Task goal =>
The lines from the top of the material through the line with "from matplotlib.lines import Line2D" are to be set down exactly. Leave the pictures out.

Stored items
════════════════════

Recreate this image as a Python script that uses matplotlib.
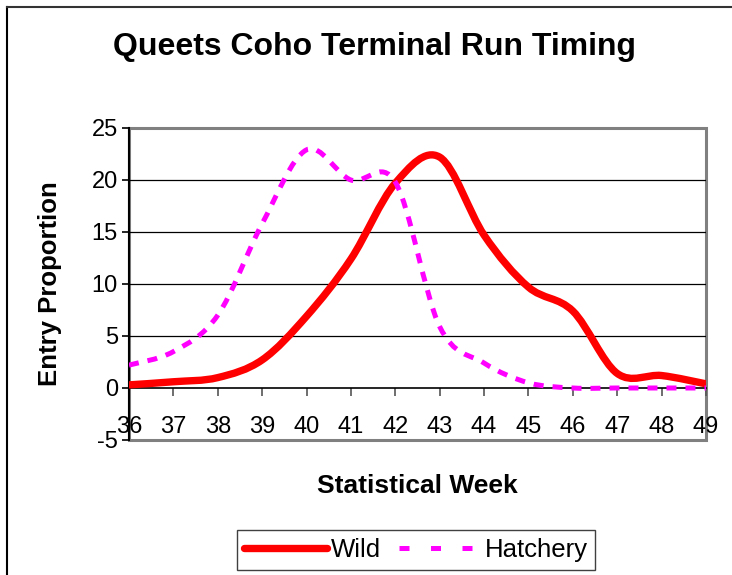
import matplotlib
matplotlib.use('Agg')
import matplotlib.pyplot as plt
from matplotlib.path import Path
from matplotlib.patches import PathPatch, Rectangle
from matplotlib.lines import Line2D

plt.rcParams['font.family'] = ['Liberation Sans', 'DejaVu Sans']
plt.rcParams['axes.unicode_minus'] = False

# weekly entry proportions
weeks = [36, 37, 38, 39, 40, 41, 42, 43, 44, 45, 46, 47, 48, 49]
wild = [0.3, 0.6, 1.0, 2.7, 6.9, 12.4, 19.7, 22.2, 14.7, 9.7, 7.4, 1.4, 1.2, 0.4]
hatchery = [2.2, 3.5, 7.0, 15.8, 22.9, 20.0, 19.8, 5.9, 2.4, 0.5, 0.0, 0.0, 0.0, 0.0]
yticks = [-5, 0, 5, 10, 15, 20, 25]


def smooth_path(xs, ys):
    """Excel-style smoothed line as cubic Bezier segments through the points."""
    n = len(xs)
    verts = [(xs[0], ys[0])]
    codes = [Path.MOVETO]
    for i in range(n - 1):
        x0, y0 = xs[max(i - 1, 0)], ys[max(i - 1, 0)]
        x1, y1 = xs[i], ys[i]
        x2, y2 = xs[i + 1], ys[i + 1]
        x3, y3 = xs[min(i + 2, n - 1)], ys[min(i + 2, n - 1)]
        c1 = (x1 + (x2 - x0) / 6, y1 + (y2 - y0) / 6)
        c2 = (x2 - (x3 - x1) / 6, y2 - (y3 - y1) / 6)
        verts += [c1, c2, (x2, y2)]
        codes += [Path.CURVE4] * 3
    return Path(verts, codes)


fig = plt.figure(figsize=(7.32, 5.75), dpi=100)
ax = fig.add_axes([129 / 732, 1 - 440 / 575, 577 / 732, 312 / 575])

ax.set_xlim(36, 49)
ax.set_ylim(-5, 25)

# gridlines
for y in yticks[2:-1]:
    ax.axhline(y, color='black', lw=0.9, zorder=1)

# gray plot-area frame
ax.add_patch(Rectangle((0, 0), 1, 1, transform=ax.transAxes, fill=False,
                       edgecolor='#808080', lw=2.2, zorder=0.5, clip_on=False))
for side in ['top', 'right']:
    ax.spines[side].set_visible(False)
ax.spines['left'].set_color('black')
ax.spines['left'].set_linewidth(1.5)
ax.spines['bottom'].set_position(('data', 0))
ax.spines['bottom'].set_color('black')
ax.spines['bottom'].set_linewidth(1.2)

ax.add_patch(PathPatch(smooth_path(weeks, wild), fill=False, edgecolor='#FF0000',
                       lw=5.3, capstyle='round', joinstyle='round', zorder=3))
ax.add_patch(PathPatch(smooth_path(weeks, hatchery), fill=False, edgecolor='#FF00FF',
                       lw=3.6, linestyle=(0, (2.0, 1.8)), capstyle='butt', zorder=4))

ax.set_yticks(yticks)
ax.set_xticks(weeks)
ax.set_xticklabels([str(w) for w in weeks])
ax.tick_params(axis='y', direction='out', length=5, width=1.2, pad=3, labelsize=17)
ax.tick_params(axis='x', direction='out', length=6, width=1.2, color='#555555',
               pad=14, labelsize=17)

fig.text(375 / 732, 1 - 47 / 575, 'Queets Coho Terminal Run Timing',
         ha='center', va='center', fontsize=23, fontweight='bold')
fig.text(50 / 732, 1 - 284 / 575, 'Entry Proportion', rotation=90,
         ha='center', va='center', fontsize=18.5, fontweight='bold')
fig.text(417 / 732, 1 - 486 / 575, 'Statistical Week',
         ha='center', va='center', fontsize=19, fontweight='bold')

handles = [Line2D([], [], color='#FF0000', lw=5.3, solid_capstyle='round'),
           Line2D([], [], color='#FF00FF', lw=3.6, linestyle=(0, (2.0, 4.3)))]
leg = fig.legend(handles, ['Wild', 'Hatchery'], loc='center',
                 bbox_to_anchor=(416 / 732, 1 - 550 / 575), ncol=2, fontsize=18.5,
                 frameon=True, fancybox=False, framealpha=1, handlelength=3.2,
                 handletextpad=0.15, columnspacing=0.7, borderpad=0.3,
                 borderaxespad=0)
leg.get_frame().set_edgecolor('#404040')
leg.get_frame().set_linewidth(1.0)

# outer chart border (left and top edges visible)
fig.add_artist(Line2D([7 / 732, 7 / 732], [0, 1 - 7 / 575], color='black',
                      lw=1.5, transform=fig.transFigure))
fig.add_artist(Line2D([7 / 732, 1], [1 - 7 / 575, 1 - 7 / 575], color='#333333',
                      lw=1.5, transform=fig.transFigure))

fig.savefig('out.png', dpi=100)
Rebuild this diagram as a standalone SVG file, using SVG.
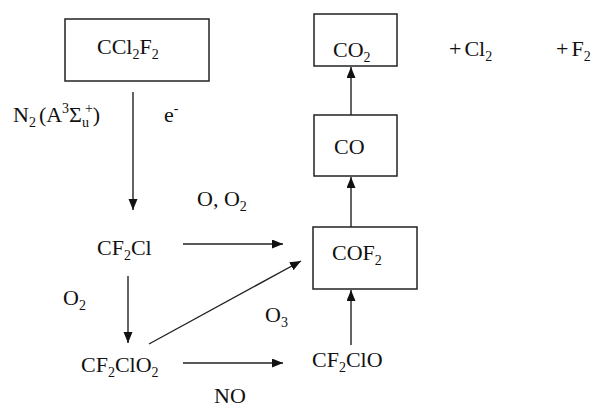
<svg xmlns="http://www.w3.org/2000/svg" width="603" height="408" viewBox="0 0 603 408">
<defs>
<style>
text{font-family:"Liberation Serif","Times New Roman",serif;font-size:22px;fill:#111}
.s{font-size:14px}
.box{fill:#fff;stroke:#222;stroke-width:1.5}
.ln{stroke:#222;stroke-width:1.4;fill:none;marker-end:url(#ah)}
</style>
<marker id="ah" markerUnits="userSpaceOnUse" markerWidth="12" markerHeight="10" refX="11" refY="4.5" orient="auto">
<path d="M0,0 L11,4.5 L0,9 z" fill="#111"/>
</marker>
</defs>
<rect width="603" height="408" fill="#fff"/>
<g id="connectors">
<path class="ln" d="M133,92 L133,210"/>
<path class="ln" d="M183,244 L283,244"/>
<path class="ln" d="M128,276 L128,343"/>
<path class="ln" d="M149,344 L301,261"/>
<path class="ln" d="M183,363 L283,363"/>
<path class="ln" d="M351,345 L351,290"/>
<path class="ln" d="M351,227 L351,177"/>
<path class="ln" d="M351,115 L351,67"/>
</g>
<g id="labels">
<text x="13" y="122">N<tspan class="s" dy="5">2</tspan><tspan dy="-5" dx="3">(A</tspan><tspan class="s" dy="-9">3</tspan><tspan dy="9">Σ</tspan><tspan class="s" dy="5">u</tspan><tspan class="s" dy="-14" dx="-4">+</tspan><tspan dy="9">)</tspan></text>
<text x="164" y="122">e<tspan class="s" dy="-9">-</tspan></text>
<text x="197" y="206">O, O<tspan class="s" dy="5">2</tspan></text>
<text x="63" y="305">O<tspan class="s" dy="5">2</tspan></text>
<text x="265" y="322">O<tspan class="s" dy="5">3</tspan></text>
<text x="214" y="403">NO</text>
<text x="449" y="56">+<tspan dx="3">Cl</tspan><tspan class="s" dy="5">2</tspan></text>
<text x="556" y="56">+<tspan dx="3">F</tspan><tspan class="s" dy="5">2</tspan></text>
</g>
<g id="CCl2F2">
<rect class="box" x="65" y="19" width="144" height="62"/>
<text x="97" y="54">CCl<tspan class="s" dy="5">2</tspan><tspan dy="-5">F</tspan><tspan class="s" dy="5">2</tspan></text>
</g>
<g id="CF2Cl">
<text x="97" y="255">CF<tspan class="s" dy="5">2</tspan><tspan dy="-5">Cl</tspan></text>
</g>
<g id="CF2ClO2">
<text x="81" y="372">CF<tspan class="s" dy="5">2</tspan><tspan dy="-5">ClO</tspan><tspan class="s" dy="5">2</tspan></text>
</g>
<g id="CF2ClO">
<text x="312" y="367">CF<tspan class="s" dy="5">2</tspan><tspan dy="-5">ClO</tspan></text>
</g>
<g id="COF2">
<rect class="box" x="313" y="227" width="104" height="62"/>
<text x="332" y="260">COF<tspan class="s" dy="5">2</tspan></text>
</g>
<g id="CO">
<rect class="box" x="314" y="115" width="83" height="61"/>
<text x="334" y="154">CO</text>
</g>
<g id="CO2">
<rect class="box" x="314" y="14" width="83" height="52"/>
<text x="333" y="57">CO<tspan class="s" dy="5">2</tspan></text>
</g>
</svg>
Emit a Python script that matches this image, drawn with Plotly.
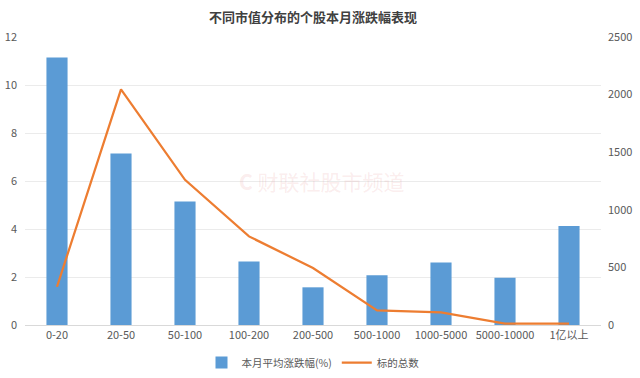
import plotly.graph_objects as go

categories = ["0-20", "20-50", "50-100", "100-200", "200-500", "500-1000", "1000-5000", "5000-10000", "1亿以上"]
avg_change = [11.15, 7.15, 5.15, 2.65, 1.57, 2.07, 2.6, 1.97, 4.12]
stock_count = [332, 2045, 1260, 769, 495, 127, 109, 11, 11]
left_ticks = [0, 2, 4, 6, 8, 10, 12]
right_ticks = [0, 500, 1000, 1500, 2000, 2500]

font_family = "Noto Sans CJK SC, Noto Sans, sans-serif"

fig = go.Figure()
fig.add_trace(go.Bar(
    x=categories, y=avg_change, name="本月平均涨跌幅(%)",
    marker=dict(color="#5B9BD5", line=dict(width=0)), width=0.33, yaxis="y",
))
fig.add_trace(go.Scatter(
    x=categories, y=stock_count, name="标的总数", mode="lines",
    line=dict(color="#ED7D31", width=2.25), yaxis="y2",
))

fig.update_layout(
    width=640, height=378,
    margin=dict(l=25, r=39, t=37, b=53, autoexpand=False),
    paper_bgcolor="white", plot_bgcolor="white",
    font=dict(family=font_family, size=11, color="#595959"),
    title=dict(text="<b>不同市值分布的个股本月涨跌幅表现</b>", x=0.5, xanchor="center",
               xref="paper", y=0.955, yanchor="middle", font=dict(size=13, color="#404040"),
               automargin=False),
    xaxis=dict(showgrid=False, showline=True, linecolor="#D9D9D9", linewidth=1,
               ticks="", tickfont=dict(size=11, color="#595959"), automargin=False),
    yaxis=dict(range=[0, 12], tickvals=left_ticks, showgrid=True, gridcolor="#EBEBEB",
               gridwidth=1, zeroline=False, ticks="", tickfont=dict(size=11, color="#595959"),
               ticklabelstandoff=7, automargin=False),
    yaxis2=dict(range=[0, 2500], tickvals=right_ticks, overlaying="y", side="right",
                showgrid=False, zeroline=False, ticks="", tickfont=dict(size=11, color="#595959"),
                ticklabelstandoff=6, automargin=False),
    legend=dict(orientation="h", x=0.5, xanchor="center", y=-0.08, yanchor="top",
                font=dict(size=10.5, color="#595959"), itemwidth=30, tracegroupgap=0),
    bargap=0.67,
    annotations=[dict(text="<b>C</b> 财联社股市频道", x=0.515, y=0.5, xref="paper", yref="paper",
                      showarrow=False, font=dict(size=21, color="rgba(230,150,150,0.18)"))],
)

fig.write_html("out.html", config={"displayModeBar": False},
               post_script="document.body.style.margin='0';document.body.style.overflow='hidden';")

════════════════════

Exercise solution =>
Recreate this image as a Python script that uses matplotlib.
import matplotlib
matplotlib.use('Agg')
import matplotlib.pyplot as plt
from matplotlib.path import Path
from matplotlib.patches import PathPatch, Rectangle
from matplotlib.lines import Line2D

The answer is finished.